Her question is valid: why can’t we humans live in the moment? I feel the reason lies in the fact that since our childhood we are taught to strive for happiness in the future and not waste away our time enjoying the present. Remember the Ant and the Grasshopper story? The story teaches us to spend our spring working to enjoy the cold wintry days holed up all inside. We are a future-oriented species and planning for the future is good. But did the ants ever realize what fun it was to loiter in the grass and bask in the sun? We are always told to work hard today so that tomorrow is happier and enjoyable but no one tells us to enjoy our today. Even the good deeds that we do today are expected to bring us rewards tomorrow, in the form of salvation or a place in heaven. Why can’t an act of selflessness or charity be done for the pleasures it brings at that moment? Has anyone ever felt sad by helping another person? We can seek to do good to feel good, it need not be done to reap rewards tomorrow or after death.

Now, I happened to come across a video of Sushant Singh Rajput addressing the students at IIT Bombay. In the video, he speaks about the struggles he went through while preparing for his engineering entrance and at the initial stage of his acting career. He said that every time he achieved his goal or reached his target, the seemingly big things did not appear as big once he got them and he says in the same breath, “The future me was much happier and much more successful than the present me.” This is very relatable and we all have experienced it at some point that the future is always rosy while we toil through the present. He says that he used to feel that something was missing after having achieved his goals because he used to swing between obsessing over the future and taking responsibility for his past. And his life changed the day he realized, “the thing that was missing was Now.”

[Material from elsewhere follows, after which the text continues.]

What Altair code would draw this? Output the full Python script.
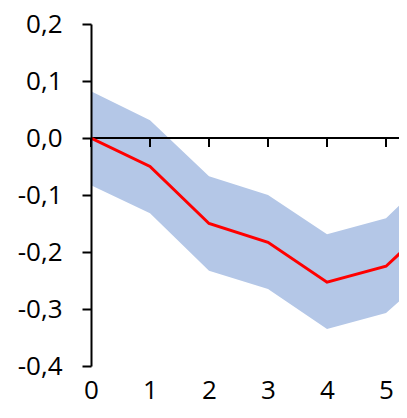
import altair as alt
import pandas as pd

steps = [0, 1, 2, 3, 4, 5, 6]
response = [0.0, -0.050, -0.150, -0.183, -0.253, -0.225, -0.128]
upper = [0.082, 0.031, -0.067, -0.100, -0.169, -0.141, -0.040]
lower = [-0.083, -0.132, -0.233, -0.265, -0.335, -0.307, -0.215]
y_ticks = [-0.4, -0.3, -0.2, -0.1, 0.0, 0.1, 0.2]
x_ticks = [0, 1, 2, 3, 4, 5]

df = pd.DataFrame({"step": steps, "resp": response, "lo": lower, "hi": upper})
ticks_df = pd.DataFrame({"t": x_ticks})
zero_df = pd.DataFrame({"v": [0.0]})

FONT = "Open Sans"
xscale = alt.Scale(domain=[0, 5.22], nice=False, zero=False)
yscale = alt.Scale(domain=[-0.4, 0.2], nice=False, zero=False)
ylabel = "replace(replace(format(datum.value, '.1f'), '.', ','), '\u2212', '-')"

band = alt.Chart(df).mark_area(color="#B4C7E7", opacity=1, clip=True).encode(
    x=alt.X("step:Q", scale=xscale,
            axis=alt.Axis(values=x_ticks, domain=False, ticks=False, grid=False,
                          labelFont=FONT, labelFontSize=26, labelColor="#000000",
                          labelPadding=11, labelFlush=False, title=None, format="d")),
    y=alt.Y("lo:Q", scale=yscale,
            axis=alt.Axis(values=y_ticks, labelExpr=ylabel, grid=False,
                          domainColor="#000000", domainWidth=2,
                          tickColor="#000000", tickWidth=2, tickSize=9,
                          labelFont=FONT, labelFontSize=26, labelColor="#000000",
                          labelPadding=20, labelFlush=False, title=None, zindex=1)),
    y2="hi:Q",
)

zero_line = alt.Chart(zero_df).mark_rule(color="#000000", strokeWidth=2).encode(
    y=alt.Y("v:Q", scale=yscale),
)

x_tick_marks = alt.Chart(ticks_df).mark_rule(
    color="#000000", strokeWidth=2, y2Offset=9
).encode(
    x=alt.X("t:Q", scale=xscale),
    y=alt.datum(0.0),
    y2=alt.datum(0.0),
)

line = alt.Chart(df).mark_line(color="#FF0000", strokeWidth=3, clip=True).encode(
    x=alt.X("step:Q", scale=xscale),
    y=alt.Y("resp:Q", scale=yscale),
)

chart = alt.layer(band, zero_line, x_tick_marks, line).properties(
    width=308, height=342,
    padding={"left": 83, "top": 16, "right": 0, "bottom": 39},
    autosize="none",
).configure_view(stroke=None)

chart.save("out.html", embed_options={"renderer": "svg", "actions": False})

We get so immersed in setting things right, achieving our goals, and focussing on making our lives beautiful that we just don’t realize what we are missing. I remember having read about a mountaineer who had scaled the highest peaks in every continent. Once someone asked him which was the most scenic trail of all the climbs and he realized that he didn’t know. He had never paid attention to his surroundings in his quest to reach the peak. And once he had fulfilled his ambition all he was left with was, emptiness and no memories. This is what most people do, they forget that the journey is as important as the destination because it is the journey that transforms them by the time they reach the destination.

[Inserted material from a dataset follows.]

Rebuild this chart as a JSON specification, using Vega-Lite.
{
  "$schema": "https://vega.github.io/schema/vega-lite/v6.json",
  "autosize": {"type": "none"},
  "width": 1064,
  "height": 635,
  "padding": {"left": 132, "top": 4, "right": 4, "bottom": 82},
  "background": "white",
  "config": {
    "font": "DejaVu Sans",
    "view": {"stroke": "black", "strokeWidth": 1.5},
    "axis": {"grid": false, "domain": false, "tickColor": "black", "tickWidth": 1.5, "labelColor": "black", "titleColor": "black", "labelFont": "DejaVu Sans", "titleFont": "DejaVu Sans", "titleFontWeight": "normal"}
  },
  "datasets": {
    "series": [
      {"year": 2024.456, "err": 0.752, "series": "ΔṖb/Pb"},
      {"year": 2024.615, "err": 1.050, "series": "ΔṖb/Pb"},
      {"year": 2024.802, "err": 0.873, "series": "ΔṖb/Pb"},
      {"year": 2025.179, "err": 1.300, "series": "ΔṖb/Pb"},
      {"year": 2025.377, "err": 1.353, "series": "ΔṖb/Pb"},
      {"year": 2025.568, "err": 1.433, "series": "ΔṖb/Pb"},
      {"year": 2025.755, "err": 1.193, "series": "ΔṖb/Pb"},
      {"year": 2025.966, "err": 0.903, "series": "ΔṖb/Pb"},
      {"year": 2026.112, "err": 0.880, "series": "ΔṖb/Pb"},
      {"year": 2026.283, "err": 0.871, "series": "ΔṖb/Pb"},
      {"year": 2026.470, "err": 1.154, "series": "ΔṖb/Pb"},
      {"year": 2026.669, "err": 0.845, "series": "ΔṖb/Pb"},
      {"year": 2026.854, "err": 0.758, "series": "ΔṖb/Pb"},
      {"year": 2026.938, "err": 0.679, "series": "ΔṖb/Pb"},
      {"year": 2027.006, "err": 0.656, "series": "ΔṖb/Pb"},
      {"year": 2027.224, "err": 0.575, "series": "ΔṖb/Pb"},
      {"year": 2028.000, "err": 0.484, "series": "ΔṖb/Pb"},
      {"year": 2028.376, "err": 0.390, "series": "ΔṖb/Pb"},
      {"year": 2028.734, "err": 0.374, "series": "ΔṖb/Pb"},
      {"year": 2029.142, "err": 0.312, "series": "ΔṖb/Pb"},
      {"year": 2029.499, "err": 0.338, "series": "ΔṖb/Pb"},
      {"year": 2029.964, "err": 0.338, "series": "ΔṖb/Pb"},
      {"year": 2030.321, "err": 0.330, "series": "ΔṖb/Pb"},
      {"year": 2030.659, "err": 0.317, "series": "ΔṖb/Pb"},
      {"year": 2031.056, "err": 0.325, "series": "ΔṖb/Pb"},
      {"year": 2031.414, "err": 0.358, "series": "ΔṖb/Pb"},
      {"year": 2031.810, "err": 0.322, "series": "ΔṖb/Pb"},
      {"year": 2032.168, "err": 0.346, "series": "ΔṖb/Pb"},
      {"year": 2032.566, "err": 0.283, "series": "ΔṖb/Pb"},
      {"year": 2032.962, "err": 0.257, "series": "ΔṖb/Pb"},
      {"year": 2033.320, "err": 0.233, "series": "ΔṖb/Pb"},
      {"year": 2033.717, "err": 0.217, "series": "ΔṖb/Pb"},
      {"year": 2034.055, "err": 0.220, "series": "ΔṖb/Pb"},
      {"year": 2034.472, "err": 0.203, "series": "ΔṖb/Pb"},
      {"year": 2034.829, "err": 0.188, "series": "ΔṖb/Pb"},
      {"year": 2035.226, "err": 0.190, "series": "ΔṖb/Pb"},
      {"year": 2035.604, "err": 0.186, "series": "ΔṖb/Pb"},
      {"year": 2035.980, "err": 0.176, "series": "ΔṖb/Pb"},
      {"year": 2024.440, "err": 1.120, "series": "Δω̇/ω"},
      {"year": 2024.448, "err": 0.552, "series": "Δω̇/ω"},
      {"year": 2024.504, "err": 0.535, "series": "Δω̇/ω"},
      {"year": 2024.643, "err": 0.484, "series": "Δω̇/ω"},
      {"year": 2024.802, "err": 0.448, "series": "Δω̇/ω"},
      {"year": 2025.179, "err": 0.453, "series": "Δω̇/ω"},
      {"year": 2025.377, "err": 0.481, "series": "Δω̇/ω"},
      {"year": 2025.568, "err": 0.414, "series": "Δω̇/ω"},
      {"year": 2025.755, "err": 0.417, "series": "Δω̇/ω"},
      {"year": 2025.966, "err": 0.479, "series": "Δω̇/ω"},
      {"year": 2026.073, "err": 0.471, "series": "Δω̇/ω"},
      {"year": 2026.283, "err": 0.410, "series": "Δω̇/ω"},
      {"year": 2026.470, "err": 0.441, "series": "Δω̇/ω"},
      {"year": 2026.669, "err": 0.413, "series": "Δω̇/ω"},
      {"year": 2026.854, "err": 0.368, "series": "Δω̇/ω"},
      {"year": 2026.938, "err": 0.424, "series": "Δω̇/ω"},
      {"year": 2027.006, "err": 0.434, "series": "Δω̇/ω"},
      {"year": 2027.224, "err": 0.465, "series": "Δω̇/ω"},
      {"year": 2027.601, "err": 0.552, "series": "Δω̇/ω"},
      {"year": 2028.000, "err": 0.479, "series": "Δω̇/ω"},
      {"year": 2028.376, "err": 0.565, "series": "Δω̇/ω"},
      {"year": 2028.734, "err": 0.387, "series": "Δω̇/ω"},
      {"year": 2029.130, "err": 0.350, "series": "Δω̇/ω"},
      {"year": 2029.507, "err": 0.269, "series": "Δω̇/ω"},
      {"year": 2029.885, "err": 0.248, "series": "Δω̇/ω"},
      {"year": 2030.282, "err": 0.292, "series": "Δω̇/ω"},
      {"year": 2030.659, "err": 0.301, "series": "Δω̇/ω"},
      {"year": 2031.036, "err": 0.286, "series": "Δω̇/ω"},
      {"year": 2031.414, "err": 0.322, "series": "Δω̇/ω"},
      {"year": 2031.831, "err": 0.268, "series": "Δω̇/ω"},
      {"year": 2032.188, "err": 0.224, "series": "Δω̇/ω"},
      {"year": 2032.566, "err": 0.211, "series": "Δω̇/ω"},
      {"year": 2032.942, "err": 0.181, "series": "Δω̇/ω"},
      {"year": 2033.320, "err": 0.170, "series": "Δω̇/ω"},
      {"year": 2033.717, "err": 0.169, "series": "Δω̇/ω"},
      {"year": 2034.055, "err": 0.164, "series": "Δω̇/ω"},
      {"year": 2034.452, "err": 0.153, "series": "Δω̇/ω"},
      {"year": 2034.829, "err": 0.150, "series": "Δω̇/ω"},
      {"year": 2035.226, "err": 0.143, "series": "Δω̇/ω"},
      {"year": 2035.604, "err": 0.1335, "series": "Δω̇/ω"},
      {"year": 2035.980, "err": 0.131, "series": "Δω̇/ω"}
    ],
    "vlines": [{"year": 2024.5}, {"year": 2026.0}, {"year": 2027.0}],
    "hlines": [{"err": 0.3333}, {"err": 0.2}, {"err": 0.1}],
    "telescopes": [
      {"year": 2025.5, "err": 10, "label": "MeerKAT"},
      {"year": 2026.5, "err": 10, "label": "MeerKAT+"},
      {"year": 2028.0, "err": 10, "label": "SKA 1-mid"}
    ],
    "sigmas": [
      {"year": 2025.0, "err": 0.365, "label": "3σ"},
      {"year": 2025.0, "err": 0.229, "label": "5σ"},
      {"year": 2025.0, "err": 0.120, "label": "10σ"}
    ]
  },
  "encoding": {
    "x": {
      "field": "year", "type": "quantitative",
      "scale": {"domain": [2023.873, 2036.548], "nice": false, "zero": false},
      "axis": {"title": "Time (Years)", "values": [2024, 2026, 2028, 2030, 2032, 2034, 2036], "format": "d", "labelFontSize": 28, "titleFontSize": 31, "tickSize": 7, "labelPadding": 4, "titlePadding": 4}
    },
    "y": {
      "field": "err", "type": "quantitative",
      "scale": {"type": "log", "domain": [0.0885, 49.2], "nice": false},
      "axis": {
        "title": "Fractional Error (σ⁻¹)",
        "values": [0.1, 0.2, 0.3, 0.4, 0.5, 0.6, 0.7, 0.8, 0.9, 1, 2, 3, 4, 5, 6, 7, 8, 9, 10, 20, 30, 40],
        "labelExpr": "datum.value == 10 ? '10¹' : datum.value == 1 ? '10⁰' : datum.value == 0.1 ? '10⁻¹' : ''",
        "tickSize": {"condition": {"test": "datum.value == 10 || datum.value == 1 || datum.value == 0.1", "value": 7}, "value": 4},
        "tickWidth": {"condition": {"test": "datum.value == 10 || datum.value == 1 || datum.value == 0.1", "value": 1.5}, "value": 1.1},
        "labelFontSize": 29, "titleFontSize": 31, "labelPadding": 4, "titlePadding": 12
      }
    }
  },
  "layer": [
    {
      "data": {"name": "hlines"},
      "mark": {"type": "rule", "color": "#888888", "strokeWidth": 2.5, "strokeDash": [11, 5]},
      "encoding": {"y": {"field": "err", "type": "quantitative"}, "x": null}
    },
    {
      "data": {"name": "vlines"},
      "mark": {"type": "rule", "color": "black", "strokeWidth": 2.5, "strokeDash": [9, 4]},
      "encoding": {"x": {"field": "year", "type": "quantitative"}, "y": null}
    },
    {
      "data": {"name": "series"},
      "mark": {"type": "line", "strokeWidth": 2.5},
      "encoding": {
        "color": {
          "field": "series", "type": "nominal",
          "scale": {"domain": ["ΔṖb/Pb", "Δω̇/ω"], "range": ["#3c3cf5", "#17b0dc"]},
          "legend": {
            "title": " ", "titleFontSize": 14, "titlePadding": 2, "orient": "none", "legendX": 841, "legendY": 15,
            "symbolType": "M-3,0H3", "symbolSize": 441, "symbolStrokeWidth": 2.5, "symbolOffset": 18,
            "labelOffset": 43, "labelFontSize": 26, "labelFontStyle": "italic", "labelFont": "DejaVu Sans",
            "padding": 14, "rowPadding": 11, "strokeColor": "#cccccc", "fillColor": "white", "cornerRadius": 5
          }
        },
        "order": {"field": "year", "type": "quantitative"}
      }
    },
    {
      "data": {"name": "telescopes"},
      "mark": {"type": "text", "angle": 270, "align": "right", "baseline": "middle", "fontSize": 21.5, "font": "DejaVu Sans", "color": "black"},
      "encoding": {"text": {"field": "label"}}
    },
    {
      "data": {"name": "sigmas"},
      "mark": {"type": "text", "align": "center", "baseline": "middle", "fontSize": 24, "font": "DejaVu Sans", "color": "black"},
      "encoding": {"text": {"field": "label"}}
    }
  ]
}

We all grow up thinking that happiness is what we can enjoy tomorrow provided we give our today and that tomorrow to enjoy never comes. Living and enjoying the little moments that come every day is what makes life more fulfilling and worthwhile. So, stop for a while, take a deep breath, enjoy the moment at hand, and do not wait to live it tomorrow. The only thing that I don’t have on losing Abhay is regret because we lived wholesomely for twenty years. Yes, I would have wanted us to grow old together and do many more things but that was to happen in the future. I am glad that we didn’t waste our past planning a worthy future and enjoyed all that came our way. So, say Carpe Diem and seize the day because it is all that we have.